Context is important:
In this instance, the cutoff was sought by the European Union (EU), in an attempt to pressure Russia to back off its assaults on Ukraine.
People keep forgetting that “the cloud” is just someone else’s computer. You don’t want to pay for in-house experts to support your IT infrastructure? Welp, being locked out by a vendor is a side effect of that.
What’s wild to me is how much more frequent this sort of thing seems to be becoming. Cloud services make a lot of money, but this kind of stuff is gonna drive risk-averse companies (aka huge companies with lots of money) back to on-prem or other alternatives. It seems very short-sighted. If I was a cloud provider I’d want to make myself look as ruthlessly indifferent to the services I host as possible.

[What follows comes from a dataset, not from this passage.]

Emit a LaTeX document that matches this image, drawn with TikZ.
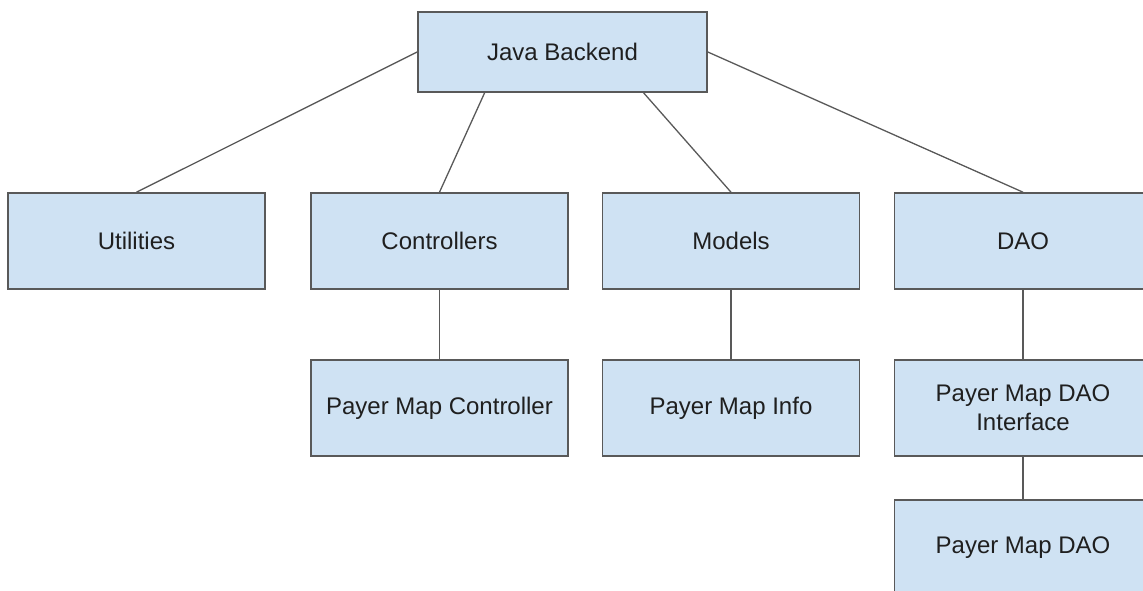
\documentclass[tikz,border=0pt]{standalone}
\usepackage{fontspec}
\setmainfont{Liberation Sans}
\usetikzlibrary{calc}
\definecolor{boxfill}{HTML}{CFE2F3}
\definecolor{boxline}{HTML}{595959}
\definecolor{txt}{HTML}{1F1F1F}
\begin{document}
\begin{tikzpicture}[x=1pt,y=-1pt,
  box/.style={draw=boxline,fill=boxfill,line width=1.6pt,minimum width=257pt,minimum height=96pt,inner sep=0pt,
    align=center,font=\fontsize{24pt}{29pt}\selectfont,text=txt},
  link/.style={draw=boxline,line width=1.3pt}]
\path[use as bounding box,clip] (0,0) rectangle (1143,591);
\node[box,minimum width=289pt,minimum height=80pt] (JB) at (562.5,52) {Java Backend};
\node[box] (U) at (136.5,241) {Utilities};
\node[box] (C) at (439.5,241) {Controllers};
\node[box] (M) at (731,241) {Models};
\node[box] (D) at (1023,241) {DAO};
\node[box] (PMC) at (439.5,408) {Payer Map Controller};
\node[box] (PMI) at (731,408) {Payer Map Info};
\node[box] (PDI) at (1023,408) {Payer Map DAO\\Interface};
\node[box] (PD) at (1023,548) {Payer Map DAO};
\draw[link] (JB.west) -- (U.north);
\draw[link] ($(JB.south west)!0.232!(JB.south east)$) -- (C.north);
\draw[link] ($(JB.south west)!0.779!(JB.south east)$) -- (M.north);
\draw[link] (JB.east) -- (D.north);
\draw[link] (C.south) -- (PMC.north);
\draw[link] (M.south) -- (PMI.north);
\draw[link] (D.south) -- (PDI.north);
\draw[link] (PDI.south) -- (PD.north);
\end{tikzpicture}
\end{document}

“In this instance, the cutoff was sought by the European Union (EU), in an attempt to pressure Russia to back off its assaults on Ukraine. But what if the requester was a government that just didn’t like what an enterprise said or did?” I find this quote hilarious, because that “what if” scenario sounds like exactly what happened.
Microsoft is now, essentially, a bag of dicks.
For complying with government sanctions against Russia?
I only read the headline on that one.
Oh, I did too initially; I just happened to see this article in a different community where someone who actually read the article provided the line about the sanctions.
Although I did skim it before replying to you to make sure the quote wasn’t being taken out of context.
But the title is absolute rage bait.
Cause they complied with the law?
Nonsense.
This is actually “better” than valve/itch removing NSFW content from their sites.
As Valve and itch removed them to please a payment provider, whereas, in this instance, Microsoft is complying with the local laws.